Safe Hands?
The government’s decision to boost the superannuation guarantee to 12% has been lauded a big win for Australians by the financial services industry’s key associations.
The fact that it went against the recommendations of Ken Henry’s Tax Review, and that it could potentially have an adverse impact on salary negotiations, particularly for employees within small business, is beside the point.
We’ll all be forced to save more and should therefore be rewarded with a more comfortable lifestyle in retirement – no one can argue with that.
But let’s not forget the implications of this windfall for Australia’s superannuation funds, which have just been guaranteed a massive annual increase to their coffers and therein a significantly greater responsibility for our retirement savings.
In 15 years’ time, the post-retirement market will represent more than a third of the total superannuation assets in the Australian market.
Super funds are still grappling with how best to service this fast-growing and lucrative sector – and the need for a near-term solution just got even greater.

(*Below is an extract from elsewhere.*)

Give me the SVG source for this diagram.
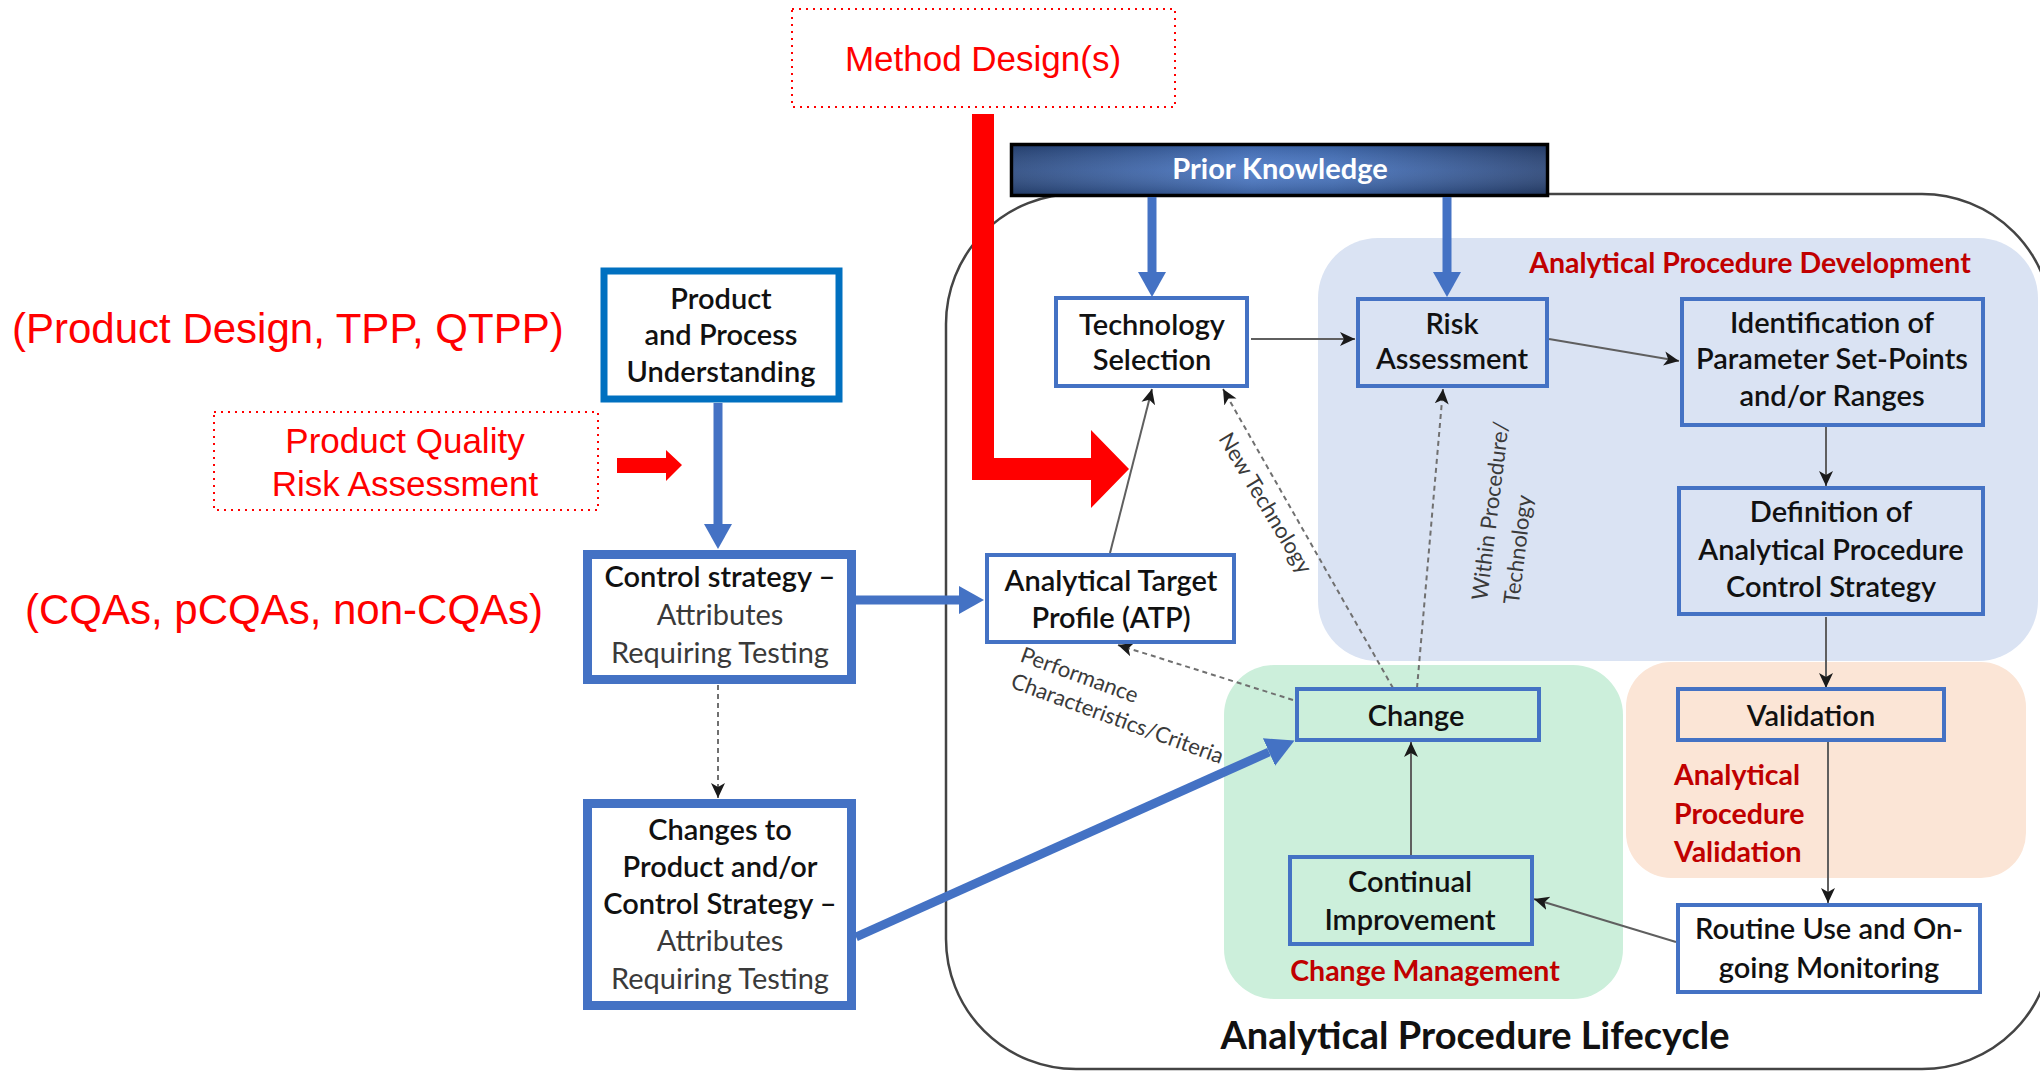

AustralianSuper is one of the early movers in the continuing evolution of post-retirement solutions, launching an allocated pension for members in 2008 and now considering rolling it out to the broader market.
The fund’s chief executive Ian Silk told delegates at a recent Melbourne conference organised by publishing house Conexus Financial, that large funds would play an active role in product development.
In fact, they have little choice but to do so if they are to compete with retail funds and the private sector – the likes of AXA North and ING Money For Life – in this space.
For industry super funds, the key challenge is preventing members from exiting the fund at retirement – at the point when their balances are largest.
The head of the Australian Institute of Superannuation Trustees, Fiona Reynolds, suggested it might be appropriate for super funds to issue annuities to members in future.
Super funds’ distribution capabilities are limited in comparison to banks and financial planning firms, but with now even bigger guaranteed flows being directed into super, it would be remiss of the private sector to ignore the potential to partner with funds in offering retirement solutions.
US-based asset consultant Milliman proposed a three tiered model whereby smaller funds white label or outsource to an administrator, medium-sized funds offer longevity protection strategies in partnership with the private sector and large funds manufacture products internally.
Whatever the approach, it’s critically important that the super funds get this right. Our retirements depend on it.

David Williams says:
People worry about accumulating “enough” money – but are still fundamentally ignorant about how long it has to last.
Using the Life Tables gives unrealistically low data (the Government Actuary actually says not to use these for individuals). Adding in the well-documented impacts of surroundings, health, attitude, parents (gene pool) and eating means a majority of people will live considerably longer than the “official” average for their age group.
This typically means their longevity risk (ie the cost of living longer than they expect) is undoubtedly greater than their current investment risk (the risk that they might lose capital through market effects).
At least people can get a better idea of their potential longevity (and reasons) from the free website at http://www.mylongevity.com.au .
Super funds should pay more attention to this aspect of their relationship with their members if they want to keep them after they cease to be earners.